======== Dataset extract
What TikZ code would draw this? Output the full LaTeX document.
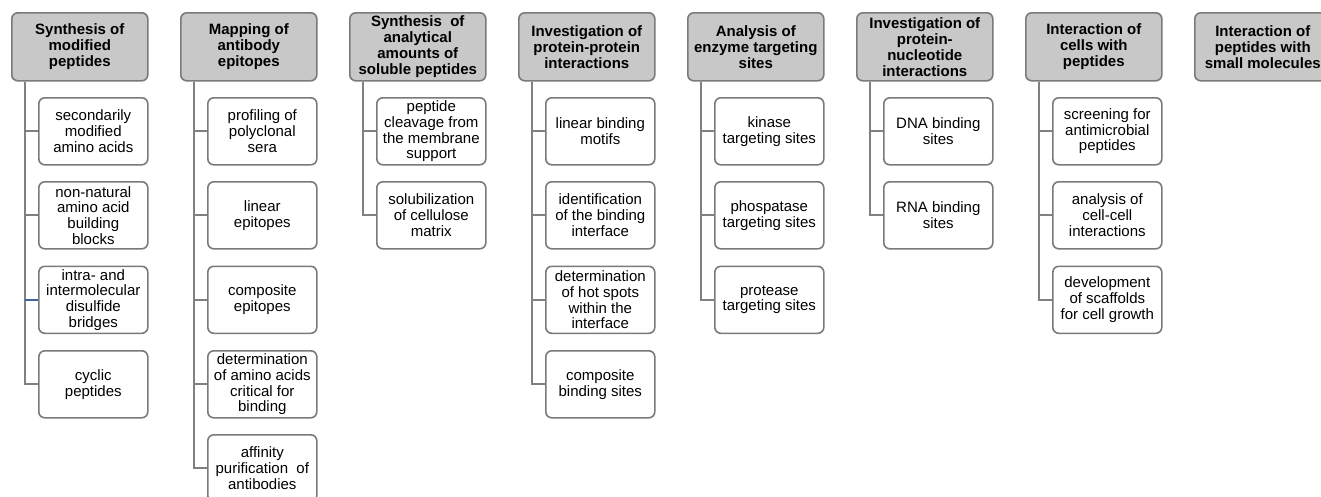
\documentclass[tikz,border=0pt]{standalone}
\usepackage{fontspec}
\setmainfont{Liberation Sans}
\definecolor{hdrfill}{HTML}{C8C8C8}
\definecolor{edge}{HTML}{7A7A7A}
\definecolor{conn}{HTML}{808080}
\definecolor{bluec}{HTML}{3F64A0}
\tikzset{
 hdr/.style={draw=edge, line width=1.6pt, fill=hdrfill, rounded corners=6pt, minimum width=136pt, minimum height=68pt, inner sep=0pt, align=center, font=\bfseries\fontsize{15}{16}\selectfont, anchor=north west},
 sub/.style={draw=edge, line width=1.6pt, fill=white, rounded corners=6pt, minimum width=109pt, minimum height=67pt, inner sep=0pt, align=center, font=\fontsize{15}{15.7}\selectfont, anchor=north west},
 link/.style={draw=conn, line width=2pt},
 bluelink/.style={draw=bluec, line width=2pt},
}
\begin{document}
\begin{tikzpicture}[x=1pt,y=-1pt]
\clip (0,0) rectangle (1321,496);
\fill[white] (0,0) rectangle (1321,496);
% headers
\node[hdr] (h1) at (11,12) {Synthesis of\\modified\\peptides};
\node[hdr] (h2) at (180,12) {Mapping of\\antibody\\epitopes};
\node[hdr] (h3) at (349,12) {Synthesis~~of\\analytical\\amounts of\\soluble peptides};
\node[hdr] (h4) at (518,12) {Investigation of\\protein-protein\\interactions};
\node[hdr] (h5) at (687,12) {Analysis of\\enzyme targeting\\sites};
\node[hdr] (h6) at (856,12) {Investigation of\\protein-\\nucleotide\\interactions};
\node[hdr] (h7) at (1025,12) {Interaction of\\cells with\\peptides};
\node[hdr] (h8) at (1194,12) {Interaction of\\peptides with\\small molecules};
% column 1
\node[sub] (c1-1) at (38,97) {secondarily\\modified\\amino acids};
\node[sub] (c1-2) at (38,181) {non-natural\\amino acid\\building\\blocks};
\node[sub] (c1-3) at (38,265.5) {intra- and\\intermolecular\\disulfide\\bridges};
\node[sub] (c1-4) at (38,350) {cyclic\\peptides};
% column 2
\node[sub] (c2-1) at (207,97) {profiling of\\polyclonal\\sera};
\node[sub] (c2-2) at (207,181) {linear\\epitopes};
\node[sub] (c2-3) at (207,265.5) {composite\\epitopes};
\node[sub] (c2-4) at (207,350) {determination\\of amino acids\\critical for\\binding};
\node[sub] (c2-5) at (207,434) {affinity\\purification~~of\\antibodies};
% column 3
\node[sub] (c3-1) at (376,97) {peptide\\cleavage from\\the membrane\\support};
\node[sub] (c3-2) at (376,181) {solubilization\\of cellulose\\matrix};
% column 4
\node[sub] (c4-1) at (545,97) {linear binding\\motifs};
\node[sub] (c4-2) at (545,181) {identification\\of the binding\\interface};
\node[sub] (c4-3) at (545,265.5) {determination\\of hot spots\\within the\\interface};
\node[sub] (c4-4) at (545,350) {composite\\binding sites};
% column 5
\node[sub] (c5-1) at (714,97) {kinase\\targeting sites};
\node[sub] (c5-2) at (714,181) {phospatase\\targeting sites};
\node[sub] (c5-3) at (714,265.5) {protease\\targeting sites};
% column 6
\node[sub] (c6-1) at (883,97) {DNA binding\\sites};
\node[sub] (c6-2) at (883,181) {RNA binding\\sites};
% column 7
\node[sub] (c7-1) at (1052,97) {screening for\\antimicrobial\\peptides};
\node[sub] (c7-2) at (1052,181) {analysis of\\cell-cell\\interactions};
\node[sub] (c7-3) at (1052,265.5) {development\\of scaffolds\\for cell growth};
% connectors
\foreach \c/\n in {1/4,2/5,3/2,4/4,5/3,6/2,7/3}{
  \foreach \i in {1,...,\n}{
    \draw[link] ([xshift=14pt]h\c.south west) |- (c\c-\i.west);
  }
}
\draw[bluelink] (c1-3.west) -- ++(-13pt,0);
\end{tikzpicture}
\end{document}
================
Reproduce every line above as written, skipping pictures.

What TikZ code would draw this? Output the full LaTeX document.
\documentclass[tikz,border=0pt]{standalone}
\usepackage{fontspec}
\setmainfont{Liberation Sans}
\definecolor{hdrfill}{HTML}{C8C8C8}
\definecolor{edge}{HTML}{7A7A7A}
\definecolor{conn}{HTML}{808080}
\definecolor{bluec}{HTML}{3F64A0}
\tikzset{
 hdr/.style={draw=edge, line width=1.6pt, fill=hdrfill, rounded corners=6pt, minimum width=136pt, minimum height=68pt, inner sep=0pt, align=center, font=\bfseries\fontsize{15}{16}\selectfont, anchor=north west},
 sub/.style={draw=edge, line width=1.6pt, fill=white, rounded corners=6pt, minimum width=109pt, minimum height=67pt, inner sep=0pt, align=center, font=\fontsize{15}{15.7}\selectfont, anchor=north west},
 link/.style={draw=conn, line width=2pt},
 bluelink/.style={draw=bluec, line width=2pt},
}
\begin{document}
\begin{tikzpicture}[x=1pt,y=-1pt]
\clip (0,0) rectangle (1321,496);
\fill[white] (0,0) rectangle (1321,496);
% headers
\node[hdr] (h1) at (11,12) {Synthesis of\\modified\\peptides};
\node[hdr] (h2) at (180,12) {Mapping of\\antibody\\epitopes};
\node[hdr] (h3) at (349,12) {Synthesis~~of\\analytical\\amounts of\\soluble peptides};
\node[hdr] (h4) at (518,12) {Investigation of\\protein-protein\\interactions};
\node[hdr] (h5) at (687,12) {Analysis of\\enzyme targeting\\sites};
\node[hdr] (h6) at (856,12) {Investigation of\\protein-\\nucleotide\\interactions};
\node[hdr] (h7) at (1025,12) {Interaction of\\cells with\\peptides};
\node[hdr] (h8) at (1194,12) {Interaction of\\peptides with\\small molecules};
% column 1
\node[sub] (c1-1) at (38,97) {secondarily\\modified\\amino acids};
\node[sub] (c1-2) at (38,181) {non-natural\\amino acid\\building\\blocks};
\node[sub] (c1-3) at (38,265.5) {intra- and\\intermolecular\\disulfide\\bridges};
\node[sub] (c1-4) at (38,350) {cyclic\\peptides};
% column 2
\node[sub] (c2-1) at (207,97) {profiling of\\polyclonal\\sera};
\node[sub] (c2-2) at (207,181) {linear\\epitopes};
\node[sub] (c2-3) at (207,265.5) {composite\\epitopes};
\node[sub] (c2-4) at (207,350) {determination\\of amino acids\\critical for\\binding};
\node[sub] (c2-5) at (207,434) {affinity\\purification~~of\\antibodies};
% column 3
\node[sub] (c3-1) at (376,97) {peptide\\cleavage from\\the membrane\\support};
\node[sub] (c3-2) at (376,181) {solubilization\\of cellulose\\matrix};
% column 4
\node[sub] (c4-1) at (545,97) {linear binding\\motifs};
\node[sub] (c4-2) at (545,181) {identification\\of the binding\\interface};
\node[sub] (c4-3) at (545,265.5) {determination\\of hot spots\\within the\\interface};
\node[sub] (c4-4) at (545,350) {composite\\binding sites};
% column 5
\node[sub] (c5-1) at (714,97) {kinase\\targeting sites};
\node[sub] (c5-2) at (714,181) {phospatase\\targeting sites};
\node[sub] (c5-3) at (714,265.5) {protease\\targeting sites};
% column 6
\node[sub] (c6-1) at (883,97) {DNA binding\\sites};
\node[sub] (c6-2) at (883,181) {RNA binding\\sites};
% column 7
\node[sub] (c7-1) at (1052,97) {screening for\\antimicrobial\\peptides};
\node[sub] (c7-2) at (1052,181) {analysis of\\cell-cell\\interactions};
\node[sub] (c7-3) at (1052,265.5) {development\\of scaffolds\\for cell growth};
% connectors
\foreach \c/\n in {1/4,2/5,3/2,4/4,5/3,6/2,7/3}{
  \foreach \i in {1,...,\n}{
    \draw[link] ([xshift=14pt]h\c.south west) |- (c\c-\i.west);
  }
}
\draw[bluelink] (c1-3.west) -- ++(-13pt,0);
\end{tikzpicture}
\end{document}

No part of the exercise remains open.